* _GIVEN TASK_
Below is a listing. Return the lines from the one that contains "Write the matplotlib code for this chart." to the one that contains "298, -300, 300, -300, 300, -300]", both ends included, verbatim and with no pictures.

* _MATERIAL SHOWN_
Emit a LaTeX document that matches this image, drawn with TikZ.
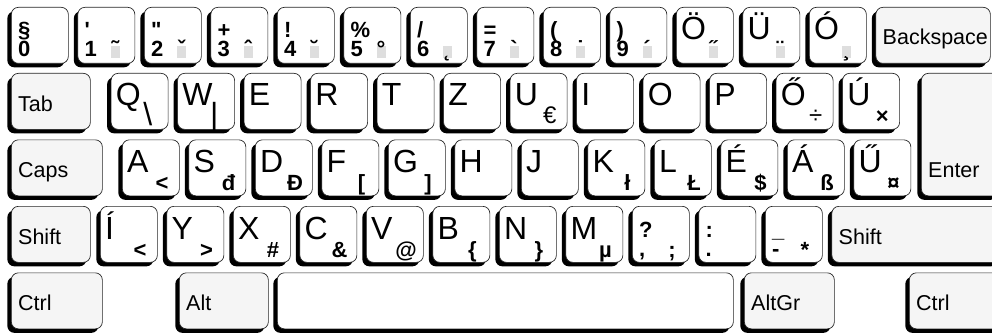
\documentclass[tikz,border=0pt]{standalone}
\usepackage{fontspec}
\setmainfont{Liberation Sans}[Ligatures=TeXOff]
\usetikzlibrary{shadows}
\tikzset{
  keybase/.style={draw=black!85, line width=0.7pt, rounded corners=7pt, inner sep=0pt, anchor=north west, minimum height=56pt, drop shadow={shadow xshift=-4pt, shadow yshift=-4pt, fill=black, opacity=1}},
  lk/.style={keybase, fill=white, minimum width=57pt},
  mk/.style={keybase, fill=black!4},
  biglet/.style={font=\fontsize{32}{32}\selectfont, anchor=base west, inner sep=0pt, text depth=0pt},
  symtop/.style={font=\bfseries\fontsize{22}{22}\selectfont, anchor=base west, inner sep=0pt, text depth=0pt},
  symbot/.style={font=\bfseries\fontsize{22}{22}\selectfont, anchor=base west, inner sep=0pt, text height=0.72em},
  altgr/.style={font=\bfseries\fontsize{22}{22}\selectfont, anchor=base, inner sep=0pt, text height=0.72em},
  altgrthin/.style={font=\fontsize{24}{24}\selectfont, anchor=base, inner sep=0pt, text height=0.72em},
  altgrtall/.style={font=\fontsize{32}{32}\selectfont, anchor=base, inner sep=0pt, text height=0.72em},
  accent/.style={font=\bfseries\fontsize{22}{22}\selectfont, anchor=base, inner sep=0pt, text height=0.72em},
  modl/.style={font=\fontsize{21.5}{21.5}\selectfont, anchor=base west, inner sep=0pt},
  deadbox/.style={fill=black!13},
}
\newcommand\LK[3]{\node[lk] (#1) at (#2,#3) {};}
\newcommand\MK[5]{\node[mk, minimum width=#4pt, minimum height=#5pt] (#1) at (#2,#3) {};}
\newcommand\KL[2]{\node[biglet] at ([shift={(5,33)}]#1.north west) {#2};}
\newcommand\KA[2]{\node[altgr] at ([shift={(40,51)}]#1.north west) {#2};}
\newcommand\KAt[2]{\node[altgrthin] at ([shift={(40,51)}]#1.north west) {#2};}
\newcommand\KAT[2]{\node[altgrtall] at ([shift={(37,52)}]#1.north west) {#2};}
\newcommand\KT[2]{\node[symtop] at ([shift={(7,31)}]#1.north west) {#2};}
\newcommand\KB[2]{\node[symbot] at ([shift={(7,50)}]#1.north west) {#2};}
\newcommand\KD[2]{\path[deadbox] ([shift={(33,39)}]#1.north west) rectangle ([shift={(42,51)}]#1.north west); \node[accent] at ([shift={(37.5,50)}]#1.north west) {#2};}
\newcommand\KM[2]{\node[modl] at ([shift={(7,38)}]#1.north west) {#2};}
\begin{document}
\begin{tikzpicture}[x=1pt,y=-1pt]
\useasboundingbox (0,0) rectangle (992,334);
\clip (0,0) rectangle (992,334);
% row 1
\LK{k0}{11}{7} \KT{k0}{§} \KB{k0}{0}
\LK{k1}{77.5}{7} \KT{k1}{'} \KB{k1}{1} \KD{k1}{˜}
\LK{k2}{144}{7} \KT{k2}{"} \KB{k2}{2} \KD{k2}{ˇ}
\LK{k3}{210.5}{7} \KT{k3}{+} \KB{k3}{3} \KD{k3}{ˆ}
\LK{k4}{277}{7} \KT{k4}{!} \KB{k4}{4} \KD{k4}{˘}
\LK{k5}{343.5}{7} \KT{k5}{\%} \KB{k5}{5} \KD{k5}{°}
\LK{k6}{410}{7} \KT{k6}{/} \KB{k6}{6} \KD{k6}{˛}
\LK{k7}{476.5}{7} \KT{k7}{=} \KB{k7}{7} \KD{k7}{`}
\LK{k8}{543}{7} \KT{k8}{(} \KB{k8}{8} \KD{k8}{˙}
\LK{k9}{609.5}{7} \KT{k9}{)} \KB{k9}{9} \KD{k9}{´}
\LK{kOd}{676}{7} \KL{kOd}{Ö} \KD{kOd}{˝}
\LK{kUd}{742.5}{7} \KL{kUd}{Ü} \KD{kUd}{¨}
\LK{kOa}{809}{7} \KL{kOa}{Ó} \KD{kOa}{¸}
\MK{kBs}{875.5}{7}{114.5}{56} \KM{kBs}{Backspace}
% row 2
\MK{kTab}{11}{73}{79}{56} \KM{kTab}{Tab}
\LK{kQ}{110.75}{73} \KL{kQ}{Q} \KAT{kQ}{\textbackslash}
\LK{kW}{177.25}{73} \KL{kW}{W} \KAT{kW}{|}
\LK{kE}{243.75}{73} \KL{kE}{E}
\LK{kR}{310.25}{73} \KL{kR}{R}
\LK{kT}{376.75}{73} \KL{kT}{T}
\LK{kZ}{443.25}{73} \KL{kZ}{Z}
\LK{kU}{509.75}{73} \KL{kU}{U} \KAt{kU}{€}
\LK{kI}{576.25}{73} \KL{kI}{I}
\LK{kO}{642.75}{73} \KL{kO}{O}
\LK{kP}{709.25}{73} \KL{kP}{P}
\LK{kOu}{775.75}{73} \KL{kOu}{Ő} \KAt{kOu}{÷}
\LK{kUa}{842.25}{73} \KL{kUa}{Ú} \KA{kUa}{×}
\MK{kEnt}{921}{73}{80}{122.5}
\node[modl] at ([shift={(7,104.5)}]kEnt.north west) {Enter};
% row 3
\MK{kCaps}{11}{139.5}{91}{56} \KM{kCaps}{Caps}
\LK{kA}{122}{139.5} \KL{kA}{A} \KA{kA}{<}
\LK{kS}{188.5}{139.5} \KL{kS}{S} \KA{kS}{đ}
\LK{kD}{255}{139.5} \KL{kD}{D} \KA{kD}{Đ}
\LK{kF}{321.5}{139.5} \KL{kF}{F} \KA{kF}{[}
\LK{kG}{388}{139.5} \KL{kG}{G} \KA{kG}{]}
\LK{kH}{454.5}{139.5} \KL{kH}{H}
\LK{kJ}{521}{139.5} \KL{kJ}{J}
\LK{kK}{587.5}{139.5} \KL{kK}{K} \KA{kK}{ł}
\LK{kL}{654}{139.5} \KL{kL}{L} \KA{kL}{Ł}
\LK{kEa}{720.5}{139.5} \KL{kEa}{É} \KA{kEa}{\$}
\LK{kAa}{787}{139.5} \KL{kAa}{Á} \KA{kAa}{ß}
\LK{kUu}{853.5}{139.5} \KL{kUu}{Ű} \KA{kUu}{¤}
% row 4
\MK{kLSh}{11}{206}{79}{56} \KM{kLSh}{Shift}
\LK{kIa}{100}{206} \KL{kIa}{Í} \KA{kIa}{<}
\LK{kY}{166.5}{206} \KL{kY}{Y} \KA{kY}{>}
\LK{kX}{233}{206} \KL{kX}{X} \KA{kX}{\#}
\LK{kC}{299.5}{206} \KL{kC}{C} \KA{kC}{\&}
\LK{kV}{366}{206} \KL{kV}{V} \KA{kV}{@}
\LK{kB}{432.5}{206} \KL{kB}{B} \KA{kB}{\{}
\LK{kN}{499}{206} \KL{kN}{N} \KA{kN}{\}}
\LK{kM}{565.5}{206} \KL{kM}{M} \KA{kM}{µ}
\LK{kCom}{632}{206} \KT{kCom}{?} \KB{kCom}{,} \KA{kCom}{;}
\LK{kDot}{698.5}{206} \KT{kDot}{:} \KB{kDot}{.}
\LK{kMin}{765}{206} \KT{kMin}{\_} \KB{kMin}{-} \KA{kMin}{*}
\MK{kRSh}{831.5}{206}{170}{56} \KM{kRSh}{Shift}
% row 5
\MK{kLCtrl}{11}{272.5}{91}{56} \KM{kLCtrl}{Ctrl}
\MK{kAlt}{179}{272.5}{89}{56} \KM{kAlt}{Alt}
\node[keybase, fill=white, minimum width=456pt] (kSpace) at (277,272.5) {};
\MK{kAltGr}{744}{272.5}{90}{56} \KM{kAltGr}{AltGr}
\MK{kRCtrl}{909}{272.5}{100}{56} \KM{kRCtrl}{Ctrl}
\end{tikzpicture}
\end{document}
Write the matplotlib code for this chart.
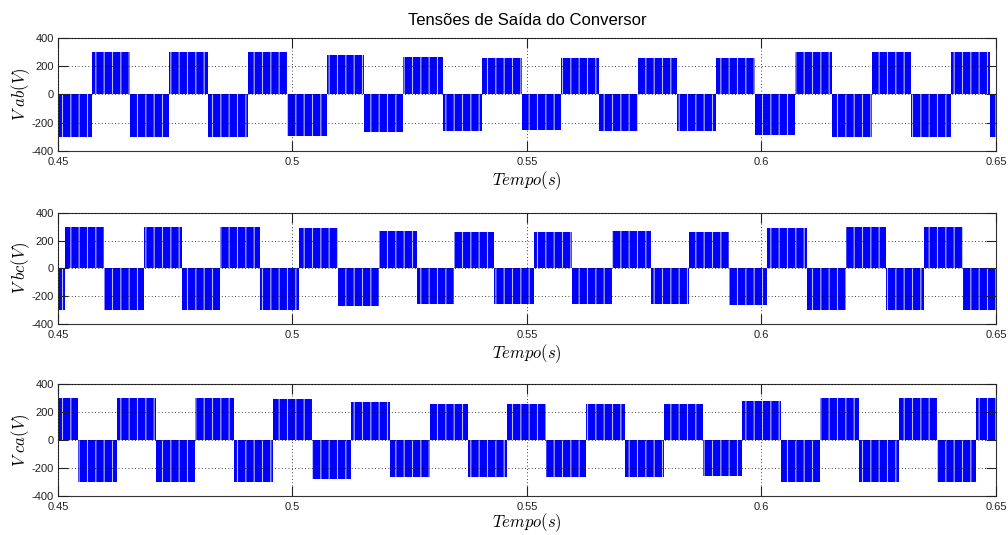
import matplotlib
matplotlib.use("Agg")
import matplotlib.pyplot as plt
import numpy as np

plt.rcParams['font.family'] = ['Liberation Sans', 'DejaVu Sans']
plt.rcParams['mathtext.fontset'] = 'cm'
plt.rcParams['axes.unicode_minus'] = False
plt.rcParams['hatch.linewidth'] = 0.8

# ---- data: block edges (s) and block levels (V) ----
vab_edges = [0.4500, 0.4572, 0.4654, 0.4737, 0.4820, 0.4905, 0.4988, 0.5073,
             0.5152, 0.5236, 0.5321, 0.5405, 0.5489, 0.5573, 0.5654, 0.5737,
             0.5820, 0.5903, 0.5987, 0.6071, 0.6150, 0.6236, 0.6319, 0.6404,
             0.6487, 0.6500]
vab_levels = [-300, 300, -300, 300, -300, 300, -293, 280, -265, 264, -257, 257,
              -254, 257, -257, 257, -257, 257, -285, 298, -300, 300, -300, 300, -300]

vbc_edges = [0.4500, 0.4516, 0.4599, 0.4683, 0.4765, 0.4846, 0.4931, 0.5013,
             0.5098, 0.5184, 0.5265, 0.5345, 0.5430, 0.5514, 0.5597, 0.5682,
             0.5764, 0.5845, 0.5930, 0.6012, 0.6098, 0.6181, 0.6265, 0.6346,
             0.6430, 0.6500]
vbc_levels = [-300, 300, -300, 300, -300, 300, -300, 290, -270, 271, -257, 265,
              -257, 264, -257, 267, -257, 264, -262, 295, -300, 300, -300, 300, -300]

vca_edges = [0.4500, 0.4542, 0.4625, 0.4710, 0.4793, 0.4875, 0.4959, 0.5042,
             0.5125, 0.5209, 0.5293, 0.5374, 0.5458, 0.5540, 0.5625, 0.5710,
             0.5792, 0.5875, 0.5958, 0.6042, 0.6125, 0.6208, 0.6293, 0.6374,
             0.6458, 0.6500]
vca_levels = [300, -300, 300, -300, 300, -300, 295, -280, 272, -262, 258, -262,
              258, -262, 258, -262, 255, -260, 280, -298, 300, -300, 300, -300, 300]

x_ticks = [0.45, 0.5, 0.55, 0.6, 0.65]
x_ticklabels = ['0.45', '0.5', '0.55', '0.6', '0.65']
y_ticks = [-400, -200, 0, 200, 400]
y_ticklabels = ['-400', '-200', '0', '200', '400']

title = 'Tensões de Saída do Conversor'
xlabel = r'$Tempo(s)$'
ylabels = [r'$V\ ab(V)$', r'$V\ bc(V)$', r'$V\ ca(V)$']

series = [(vab_edges, vab_levels), (vbc_edges, vbc_levels), (vca_edges, vca_levels)]

fig = plt.figure(figsize=(10.08, 5.35), dpi=100)
positions = [
    [0.0575, 0.7178, 0.9306, 0.2112],
    [0.0575, 0.3944, 0.9306, 0.2075],
    [0.0575, 0.0730, 0.9306, 0.2092],
]

for i, ((edges, levels), pos) in enumerate(zip(series, positions)):
    ax = fig.add_axes(pos)
    e = np.asarray(edges)
    lv = np.asarray(levels)
    ax.bar(e[:-1], lv, width=np.diff(e), align='edge', color='#0000ff',
           edgecolor='#b8bcf2', linewidth=0, hatch='||', zorder=1)
    ax.set_xlim(0.45, 0.65)
    ax.set_ylim(-400, 400)
    ax.set_xticks(x_ticks)
    ax.set_xticklabels(x_ticklabels)
    ax.set_yticks(y_ticks)
    ax.set_yticklabels(y_ticklabels)
    ax.tick_params(direction='in', length=7, width=0.8, top=True, right=True,
                   labelsize=8, colors='#222222')
    ax.tick_params(axis='x', pad=4)
    ax.tick_params(axis='y', pad=3)
    ax.grid(True, linestyle=(0, (1, 3)), color='black', linewidth=0.6)
    ax.set_axisbelow(False)
    for s in ax.spines.values():
        s.set_color('#333333')
        s.set_linewidth(0.8)
    ax.set_xlabel(xlabel, fontsize=12, labelpad=0 if i == 2 else 2)
    ax.set_ylabel(ylabels[i], fontsize=12, labelpad=0)
    if i == 0:
        ax.set_title(title, fontsize=12, pad=9)

fig.savefig('out.png', dpi=100)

* _PROBLEM SOLUTION_
Write the matplotlib code for this chart.
import matplotlib
matplotlib.use("Agg")
import matplotlib.pyplot as plt
import numpy as np

plt.rcParams['font.family'] = ['Liberation Sans', 'DejaVu Sans']
plt.rcParams['mathtext.fontset'] = 'cm'
plt.rcParams['axes.unicode_minus'] = False
plt.rcParams['hatch.linewidth'] = 0.8

# ---- data: block edges (s) and block levels (V) ----
vab_edges = [0.4500, 0.4572, 0.4654, 0.4737, 0.4820, 0.4905, 0.4988, 0.5073,
             0.5152, 0.5236, 0.5321, 0.5405, 0.5489, 0.5573, 0.5654, 0.5737,
             0.5820, 0.5903, 0.5987, 0.6071, 0.6150, 0.6236, 0.6319, 0.6404,
             0.6487, 0.6500]
vab_levels = [-300, 300, -300, 300, -300, 300, -293, 280, -265, 264, -257, 257,
              -254, 257, -257, 257, -257, 257, -285, 298, -300, 300, -300, 300, -300]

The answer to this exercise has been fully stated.